TASK INSTRUCTIONS >> Transcribe the whole listing without a single picture.

----

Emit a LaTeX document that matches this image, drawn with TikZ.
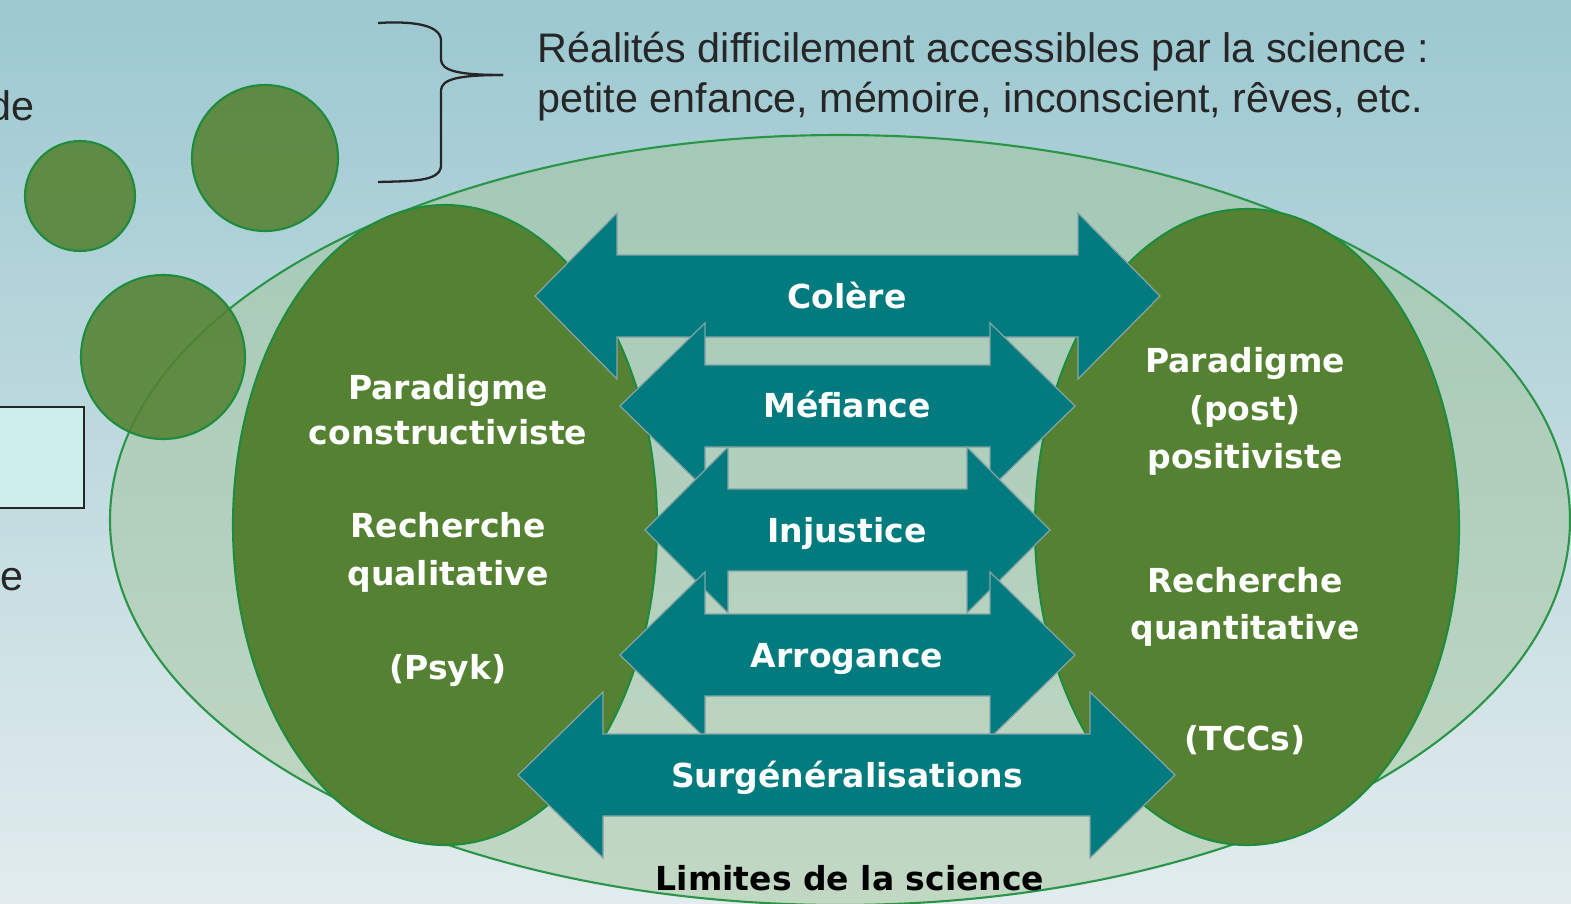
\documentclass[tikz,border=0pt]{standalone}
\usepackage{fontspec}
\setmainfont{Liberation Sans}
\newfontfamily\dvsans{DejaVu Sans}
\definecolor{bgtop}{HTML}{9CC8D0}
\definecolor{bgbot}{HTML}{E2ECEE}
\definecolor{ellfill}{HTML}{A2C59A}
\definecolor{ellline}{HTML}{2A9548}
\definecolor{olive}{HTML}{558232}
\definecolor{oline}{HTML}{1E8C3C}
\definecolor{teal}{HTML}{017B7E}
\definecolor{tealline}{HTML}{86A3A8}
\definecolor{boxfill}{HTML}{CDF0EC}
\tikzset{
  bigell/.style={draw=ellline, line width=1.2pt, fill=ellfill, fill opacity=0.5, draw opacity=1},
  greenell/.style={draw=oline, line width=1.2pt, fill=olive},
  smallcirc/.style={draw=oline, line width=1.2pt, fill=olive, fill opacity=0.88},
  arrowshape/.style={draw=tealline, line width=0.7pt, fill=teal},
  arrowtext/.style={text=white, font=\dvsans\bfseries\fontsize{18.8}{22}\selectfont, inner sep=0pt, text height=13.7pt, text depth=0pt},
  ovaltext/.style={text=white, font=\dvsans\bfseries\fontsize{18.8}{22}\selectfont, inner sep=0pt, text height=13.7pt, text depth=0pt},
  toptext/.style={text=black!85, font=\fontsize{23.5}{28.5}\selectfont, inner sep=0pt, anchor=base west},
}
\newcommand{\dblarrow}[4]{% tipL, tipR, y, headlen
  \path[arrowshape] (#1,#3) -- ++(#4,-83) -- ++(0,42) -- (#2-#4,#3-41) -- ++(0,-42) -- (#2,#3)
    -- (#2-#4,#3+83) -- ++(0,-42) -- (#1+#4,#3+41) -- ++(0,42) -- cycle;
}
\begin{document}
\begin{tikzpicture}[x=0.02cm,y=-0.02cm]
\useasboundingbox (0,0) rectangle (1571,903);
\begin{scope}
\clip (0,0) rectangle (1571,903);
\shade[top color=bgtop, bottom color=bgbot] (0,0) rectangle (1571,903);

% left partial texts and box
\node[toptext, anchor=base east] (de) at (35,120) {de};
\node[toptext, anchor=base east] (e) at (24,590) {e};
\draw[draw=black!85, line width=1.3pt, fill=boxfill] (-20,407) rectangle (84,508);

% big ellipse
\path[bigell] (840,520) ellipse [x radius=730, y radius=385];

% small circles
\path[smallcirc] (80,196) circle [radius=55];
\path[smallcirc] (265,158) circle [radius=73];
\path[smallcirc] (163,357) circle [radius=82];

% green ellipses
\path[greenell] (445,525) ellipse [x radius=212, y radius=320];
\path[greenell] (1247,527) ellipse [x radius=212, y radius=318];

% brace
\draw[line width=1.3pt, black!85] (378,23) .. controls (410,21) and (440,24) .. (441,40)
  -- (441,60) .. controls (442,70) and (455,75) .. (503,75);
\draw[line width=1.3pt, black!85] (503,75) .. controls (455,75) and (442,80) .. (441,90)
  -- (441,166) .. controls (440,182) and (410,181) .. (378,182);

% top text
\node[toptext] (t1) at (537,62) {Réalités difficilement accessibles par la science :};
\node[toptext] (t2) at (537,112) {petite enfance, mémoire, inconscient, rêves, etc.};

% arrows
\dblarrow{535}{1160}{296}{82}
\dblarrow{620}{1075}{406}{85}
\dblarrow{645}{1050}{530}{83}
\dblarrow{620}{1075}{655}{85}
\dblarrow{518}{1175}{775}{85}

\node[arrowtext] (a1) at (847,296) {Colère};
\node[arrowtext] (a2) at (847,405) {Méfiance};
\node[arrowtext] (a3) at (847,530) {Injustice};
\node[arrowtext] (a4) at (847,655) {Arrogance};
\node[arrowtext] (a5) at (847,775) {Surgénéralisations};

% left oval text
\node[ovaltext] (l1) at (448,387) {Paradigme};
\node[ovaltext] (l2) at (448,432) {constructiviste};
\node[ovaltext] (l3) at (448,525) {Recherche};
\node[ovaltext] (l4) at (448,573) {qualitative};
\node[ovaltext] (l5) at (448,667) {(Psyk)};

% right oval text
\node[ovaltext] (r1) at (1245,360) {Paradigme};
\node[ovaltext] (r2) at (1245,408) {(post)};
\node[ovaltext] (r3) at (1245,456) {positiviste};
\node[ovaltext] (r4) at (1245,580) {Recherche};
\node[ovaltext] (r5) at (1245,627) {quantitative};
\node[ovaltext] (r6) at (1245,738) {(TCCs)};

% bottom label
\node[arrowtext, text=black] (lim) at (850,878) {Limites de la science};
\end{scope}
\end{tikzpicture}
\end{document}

----

THE COMPLETED TASK >>
Emit a LaTeX document that matches this image, drawn with TikZ.
\documentclass[tikz,border=0pt]{standalone}
\usepackage{fontspec}
\setmainfont{Liberation Sans}
\newfontfamily\dvsans{DejaVu Sans}
\definecolor{bgtop}{HTML}{9CC8D0}
\definecolor{bgbot}{HTML}{E2ECEE}
\definecolor{ellfill}{HTML}{A2C59A}
\definecolor{ellline}{HTML}{2A9548}
\definecolor{olive}{HTML}{558232}
\definecolor{oline}{HTML}{1E8C3C}
\definecolor{teal}{HTML}{017B7E}
\definecolor{tealline}{HTML}{86A3A8}
\definecolor{boxfill}{HTML}{CDF0EC}
\tikzset{
  bigell/.style={draw=ellline, line width=1.2pt, fill=ellfill, fill opacity=0.5, draw opacity=1},
  greenell/.style={draw=oline, line width=1.2pt, fill=olive},
  smallcirc/.style={draw=oline, line width=1.2pt, fill=olive, fill opacity=0.88},
  arrowshape/.style={draw=tealline, line width=0.7pt, fill=teal},
  arrowtext/.style={text=white, font=\dvsans\bfseries\fontsize{18.8}{22}\selectfont, inner sep=0pt, text height=13.7pt, text depth=0pt},
  ovaltext/.style={text=white, font=\dvsans\bfseries\fontsize{18.8}{22}\selectfont, inner sep=0pt, text height=13.7pt, text depth=0pt},
  toptext/.style={text=black!85, font=\fontsize{23.5}{28.5}\selectfont, inner sep=0pt, anchor=base west},
}
\newcommand{\dblarrow}[4]{% tipL, tipR, y, headlen
  \path[arrowshape] (#1,#3) -- ++(#4,-83) -- ++(0,42) -- (#2-#4,#3-41) -- ++(0,-42) -- (#2,#3)
    -- (#2-#4,#3+83) -- ++(0,-42) -- (#1+#4,#3+41) -- ++(0,42) -- cycle;
}
\begin{document}
\begin{tikzpicture}[x=0.02cm,y=-0.02cm]
\useasboundingbox (0,0) rectangle (1571,903);
\begin{scope}
\clip (0,0) rectangle (1571,903);
\shade[top color=bgtop, bottom color=bgbot] (0,0) rectangle (1571,903);

% left partial texts and box
\node[toptext, anchor=base east] (de) at (35,120) {de};
\node[toptext, anchor=base east] (e) at (24,590) {e};
\draw[draw=black!85, line width=1.3pt, fill=boxfill] (-20,407) rectangle (84,508);

% big ellipse
\path[bigell] (840,520) ellipse [x radius=730, y radius=385];

% small circles
\path[smallcirc] (80,196) circle [radius=55];
\path[smallcirc] (265,158) circle [radius=73];
\path[smallcirc] (163,357) circle [radius=82];

% green ellipses
\path[greenell] (445,525) ellipse [x radius=212, y radius=320];
\path[greenell] (1247,527) ellipse [x radius=212, y radius=318];

% brace
\draw[line width=1.3pt, black!85] (378,23) .. controls (410,21) and (440,24) .. (441,40)
  -- (441,60) .. controls (442,70) and (455,75) .. (503,75);
\draw[line width=1.3pt, black!85] (503,75) .. controls (455,75) and (442,80) .. (441,90)
  -- (441,166) .. controls (440,182) and (410,181) .. (378,182);

% top text
\node[toptext] (t1) at (537,62) {Réalités difficilement accessibles par la science :};
\node[toptext] (t2) at (537,112) {petite enfance, mémoire, inconscient, rêves, etc.};

% arrows
\dblarrow{535}{1160}{296}{82}
\dblarrow{620}{1075}{406}{85}
\dblarrow{645}{1050}{530}{83}
\dblarrow{620}{1075}{655}{85}
\dblarrow{518}{1175}{775}{85}

\node[arrowtext] (a1) at (847,296) {Colère};
\node[arrowtext] (a2) at (847,405) {Méfiance};
\node[arrowtext] (a3) at (847,530) {Injustice};
\node[arrowtext] (a4) at (847,655) {Arrogance};
\node[arrowtext] (a5) at (847,775) {Surgénéralisations};

% left oval text
\node[ovaltext] (l1) at (448,387) {Paradigme};
\node[ovaltext] (l2) at (448,432) {constructiviste};
\node[ovaltext] (l3) at (448,525) {Recherche};
\node[ovaltext] (l4) at (448,573) {qualitative};
\node[ovaltext] (l5) at (448,667) {(Psyk)};

% right oval text
\node[ovaltext] (r1) at (1245,360) {Paradigme};
\node[ovaltext] (r2) at (1245,408) {(post)};
\node[ovaltext] (r3) at (1245,456) {positiviste};
\node[ovaltext] (r4) at (1245,580) {Recherche};
\node[ovaltext] (r5) at (1245,627) {quantitative};
\node[ovaltext] (r6) at (1245,738) {(TCCs)};

% bottom label
\node[arrowtext, text=black] (lim) at (850,878) {Limites de la science};
\end{scope}
\end{tikzpicture}
\end{document}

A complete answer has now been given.